Procurei um texto decente sobre a polémica obra de arte pública de Cabrita Reis. João Miguel Tavares, o nosso indignado profissional, picou o ponto e nada disse, sentindo-se nas entrelinhas  o desacerto entre a mundividência do autor e a realidade, i.e., a frustração de ter descoberto que os sócios da empresa de Cabrita Reis não são do PS, o que invalidou uma daquelas interpretações eficazes sobre corrupção que tão bem têm servido o João. Já Paulo Tunhas, que é formado no ofício de lidar com conceitos, deu-nos estética e depois ética. Mas se era para concluir que "gostos não se discutem" e alicerçar a opinião "num sentimento de evidência pessoal do prazer", para quê ler Hume? E se era para rematar com demagogia, para quê ler Platão? Saberá Tunhas quanto dinheiro recebeu cada jogador da selecção nacional pela mediana campanha no mundial de futebol na Rússia? Será que alguém deste "país pobre em que quase tudo de essencial funciona mal" se indignou na altura? Tunhas diz-nos que houve uma "manifesta falta de pudor", mas eu vi sobretudo um manifesto excesso de pudor.

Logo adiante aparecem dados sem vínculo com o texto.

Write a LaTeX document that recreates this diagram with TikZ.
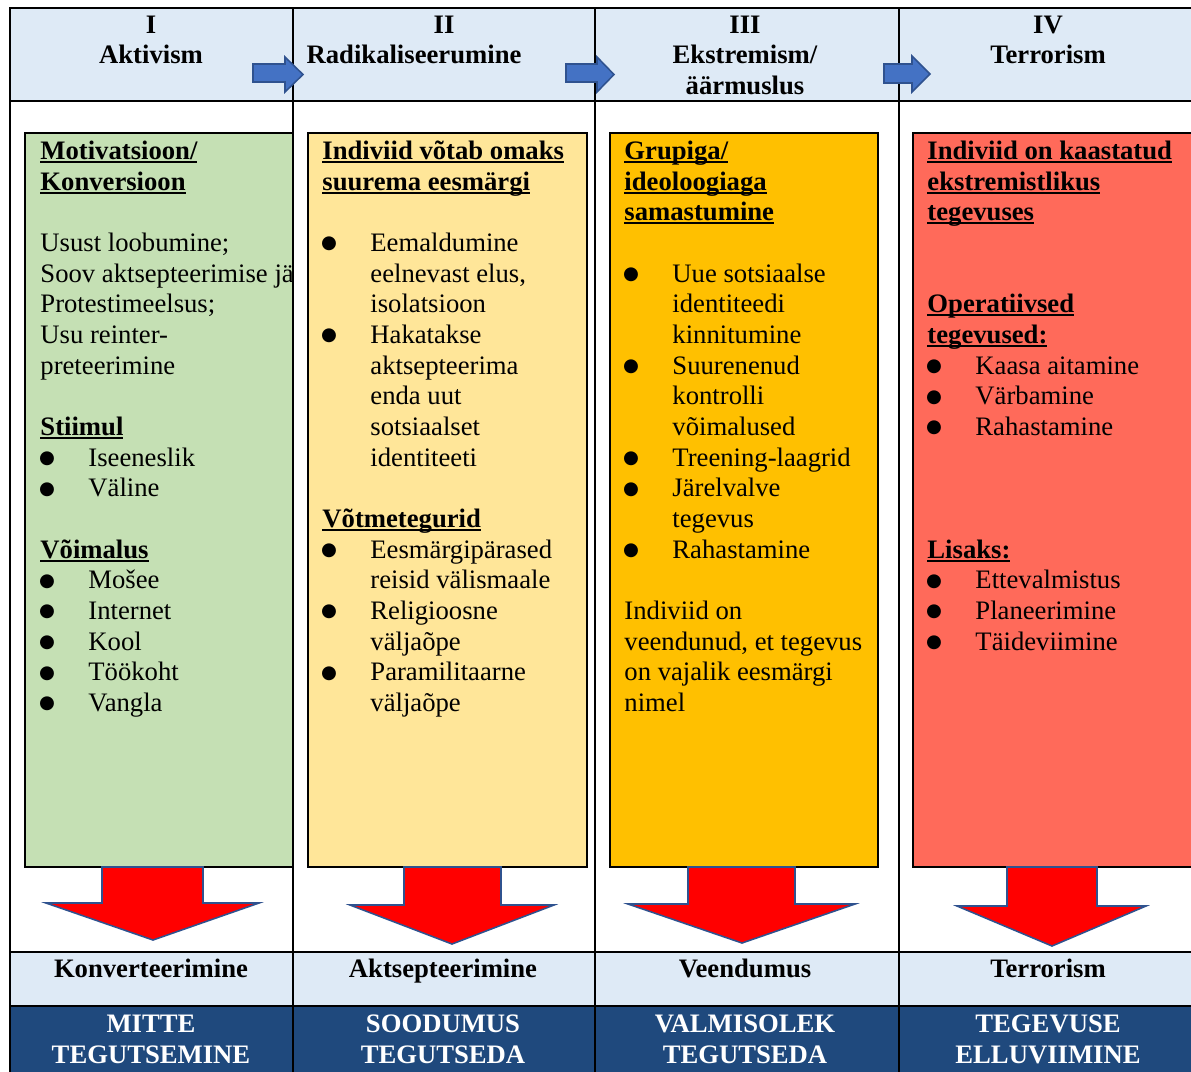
\documentclass[tikz,border=0pt]{standalone}
\usepackage{fontspec}
\setmainfont{Liberation Serif}
\newfontfamily\dejavu{DejaVu Sans}
\definecolor{hdr}{HTML}{DEEAF6}
\definecolor{boxgreen}{HTML}{C5E0B4}
\definecolor{boxyellow}{HTML}{FFE699}
\definecolor{boxorange}{HTML}{FFC000}
\definecolor{boxred}{HTML}{FF6A5A}
\definecolor{navy}{HTML}{1F497D}
\definecolor{arrowred}{HTML}{FF0000}
\definecolor{arrowblue}{HTML}{4472C4}
\definecolor{arrowedge}{HTML}{2F528F}
\newsavebox\hdbox
\newcommand\bul{\makebox[21.6pt][l]{\hspace*{-0.6pt}\raisebox{1.1pt}{\dejavu\fontsize{8.2}{8.2}\selectfont ●}}}
\newcommand\ind{\hspace*{21.6pt}}
\newcommand\hd[1]{\sbox\hdbox{\bfseries #1}\rlap{\rule[-1.6pt]{\wd\hdbox}{0.9pt}}\usebox\hdbox}
\begin{document}
\begin{tikzpicture}[x=0.45pt,y=-0.45pt,
  txt/.style={inner sep=0pt, font=\fontsize{12}{13.8}\selectfont},
  bold/.style={inner sep=0pt, font=\fontsize{12}{13.8}\selectfont\bfseries},
  white bold/.style={bold, text=white},
  col/.style={txt, anchor=north west, align=left},
  grid/.style={line width=0.9pt, draw=black},
  box/.style={line width=0.9pt, draw=black},
  redarrow/.style={fill=arrowred, draw=arrowedge, line width=0.7pt, line join=miter},
  bluearrow/.style={fill=arrowblue, draw=arrowedge, line width=0.7pt, line join=miter}]
\useasboundingbox (0,0) rectangle (1191,1071);
\clip (0,0) rectangle (1191,1071);
\fill[white] (0,0) rectangle (1191,1071);
% row fills
\fill[hdr] (9,8) rectangle (1200,101);
\fill[hdr] (9,952) rectangle (1200,1006);
\fill[navy] (9,1006) rectangle (1200,1080);
% coloured boxes
\draw[box, fill=boxgreen] (25,133) rectangle (293,867);
\draw[box, fill=boxyellow] (308,133) rectangle (587,867);
\draw[box, fill=boxorange] (610,133) rectangle (878,867);
\draw[box, fill=boxred] (913,133) rectangle (1205,867);
% grid lines
\draw[grid] (9,8) -- (1200,8);
\draw[grid] (9,101) -- (1200,101);
\draw[grid] (9,952) -- (1200,952);
\draw[grid] (9,1006) -- (1200,1006);
\draw[grid] (9.5,7.5) -- (9.5,1080);
\draw[grid] (293,7.5) -- (293,1080);
\draw[grid] (595,7.5) -- (595,1080);
\draw[grid] (898.5,7.5) -- (898.5,1080);
% header texts
\node[bold, anchor=base] (h1a) at (151,33) {I};
\node[bold, anchor=base] (h1b) at (151,63) {Aktivism};
\node[bold, anchor=base] (h2a) at (444,33) {II};
\node[bold, anchor=base] (h2b) at (414,63) {Radikaliseerumine};
\node[bold, anchor=base] (h3a) at (745,33) {III};
\node[bold, anchor=base] (h3b) at (745,63) {Ekstremism/};
\node[bold, anchor=base] (h3c) at (745,94) {äärmuslus};
\node[bold, anchor=base] (h4a) at (1048,33) {IV};
\node[bold, anchor=base] (h4b) at (1048,63) {Terrorism};
% column 1
\begin{scope}
\clip (25,133) rectangle (292,867);
\node[col] (c1) at (40,137.5) {\strut\hd{Motivatsioon/}\\
\hd{Konversioon}\\[13.8pt]
Usust loobumine;\\
Soov aktsepteerimise jä\\
Protestimeelsus;\\
Usu reinter-\\
preteerimine\\[13.8pt]
\hd{Stiimul}\\
\bul Iseeneslik\\
\bul Väline\\[13.8pt]
\hd{Võimalus}\\
\bul Mošee\\
\bul Internet\\
\bul Kool\\
\bul Töökoht\\
\bul Vangla};
\end{scope}
% column 2
\node[col] (c2) at (322,137.5) {\strut\hd{Indiviid võtab omaks}\\
\hd{suurema eesmärgi}\\[13.8pt]
\bul Eemaldumine\\
\ind eelnevast elus,\\
\ind isolatsioon\\
\bul Hakatakse\\
\ind aktsepteerima\\
\ind enda uut\\
\ind sotsiaalset\\
\ind identiteeti\\[13.8pt]
\hd{Võtmetegurid}\\
\bul Eesmärgipärased\\
\ind reisid välismaale\\
\bul Religioosne\\
\ind väljaõpe\\
\bul Paramilitaarne\\
\ind väljaõpe};
% column 3
\node[col] (c3) at (624,137.5) {\strut\hd{Grupiga/}\\
\hd{ideoloogiaga}\\
\hd{samastumine}\\[13.8pt]
\bul Uue sotsiaalse\\
\ind identiteedi\\
\ind kinnitumine\\
\bul Suurenenud\\
\ind kontrolli\\
\ind võimalused\\
\bul Treening-laagrid\\
\bul Järelvalve\\
\ind tegevus\\
\bul Rahastamine\\[13.8pt]
Indiviid on\\
veendunud, et tegevus\\
on vajalik eesmärgi\\
nimel};
% column 4
\node[col] (c4) at (927,137.5) {\strut\hd{Indiviid on kaastatud}\\
\hd{ekstremistlikus}\\
\hd{tegevuses}\\[27.6pt]
\hd{Operatiivsed}\\
\hd{tegevused:}\\
\bul Kaasa aitamine\\
\bul Värbamine\\
\bul Rahastamine\\[41.4pt]
\hd{Lisaks:}\\
\bul Ettevalmistus\\
\bul Planeerimine\\
\bul Täideviimine};
% bottom rows
\node[bold, anchor=base] (b1) at (151,977) {Konverteerimine};
\node[bold, anchor=base] (b2) at (443,977) {Aktsepteerimine};
\node[bold, anchor=base] (b3) at (745,977) {Veendumus};
\node[bold, anchor=base] (b4) at (1048,977) {Terrorism};
\node[white bold, anchor=base] (n1a) at (151,1032) {MITTE};
\node[white bold, anchor=base] (n1b) at (151,1063) {TEGUTSEMINE};
\node[white bold, anchor=base] (n2a) at (443,1032) {SOODUMUS};
\node[white bold, anchor=base] (n2b) at (443,1063) {TEGUTSEDA};
\node[white bold, anchor=base] (n3a) at (745,1032) {VALMISOLEK};
\node[white bold, anchor=base] (n3b) at (745,1063) {TEGUTSEDA};
\node[white bold, anchor=base] (n4a) at (1048,1032) {TEGEVUSE};
\node[white bold, anchor=base] (n4b) at (1048,1063) {ELLUVIIMINE};
% blue arrows in header
\draw[bluearrow] (253,64) -- (285,64) -- (285,57) -- (303,74.5) -- (285,92) -- (285,82) -- (253,82) -- cycle;
\draw[bluearrow] (566,64) -- (597,64) -- (597,57) -- (614,74.5) -- (597,92) -- (597,82) -- (566,82) -- cycle;
\draw[bluearrow] (884,64) -- (912,64) -- (912,56) -- (930,74) -- (912,92) -- (912,83) -- (884,83) -- cycle;
% red arrows
\draw[redarrow] (102,867) -- (203,867) -- (203,903) -- (259,903) -- (153,940) -- (46,903) -- (102,903) -- cycle;
\draw[redarrow] (404,867) -- (501,867) -- (501,905) -- (554,905) -- (452,944) -- (350,905) -- (404,905) -- cycle;
\draw[redarrow] (688,867) -- (795,867) -- (795,904) -- (855,904) -- (742,943) -- (628,904) -- (688,904) -- cycle;
\draw[redarrow] (1007,867) -- (1097,867) -- (1097,906) -- (1146,906) -- (1052,946) -- (957,906) -- (1007,906) -- cycle;
\end{tikzpicture}
\end{document}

 O populismo ainda não chegou ao poder mas já condiciona a opinião publicada. Não encontrei nenhuma defesa descomplexada da obra de Cabrita Reis e da decisão de a comprar vinda de quem não esteve envolvido neste episódio, muito provavelmente porque já não podemos ser elitistas. Os economistas, que não viram a crise, as redes sociais, que democratizaram a opinião, e os intelectuais de direita, traumatizados pelo marxismo cultural, deram cabo do elitismo. Quem hoje defender a existência de um serviço público de televisão que, em  detrimento das audiências, da pimbalhada e da telenovela, deixe a música erudita e os filmes da criterion collection ao alcance de todos, será imediatamente acusado de elitismo ou apelidado de "pseudo-intelectual". Há nisto uma hipocrisia ululante. Vejamos. Tanto os elitistas como os seus críticos tratam o povo com paternalismo. A diferença essencial é que os elitistas querem que o povo ganhe o mesmo — enfim, ou algum do — capital social que transmitem aos seus filhos, enquanto os críticos dos elitistas em privado tudo fazem para que os seus filhos se distingam pela aquisição de capital social e em público elogiam a boçalidade do povo, numa aparência de pai displicente e embevecido com qualquer criancice. Como se vê, a hipocrisia nem sempre está na esquerda e não é preciso ler Bourdieu para a perceber. Quem não tem um gosto cultivado, quem não sabe conjugar o verbo "haver" e dá outras gafes nas mesas bem postas, mais dificilmente singrará. Só a escola pública, a televisão pública  e o espaço público podem atenuar as assimetrias criadas pelo meio familiar. O que está em causa é a aquisição de um código. Não interessa sequer discutir se o código tem valor intrínseco ou se é mais ou menos "legítimo" do que outros códigos, pois sabemos que abre portas*.

Democracy, English and the wars over usage é um belíssimo ensaio de David Foster Wallace sobre o tema.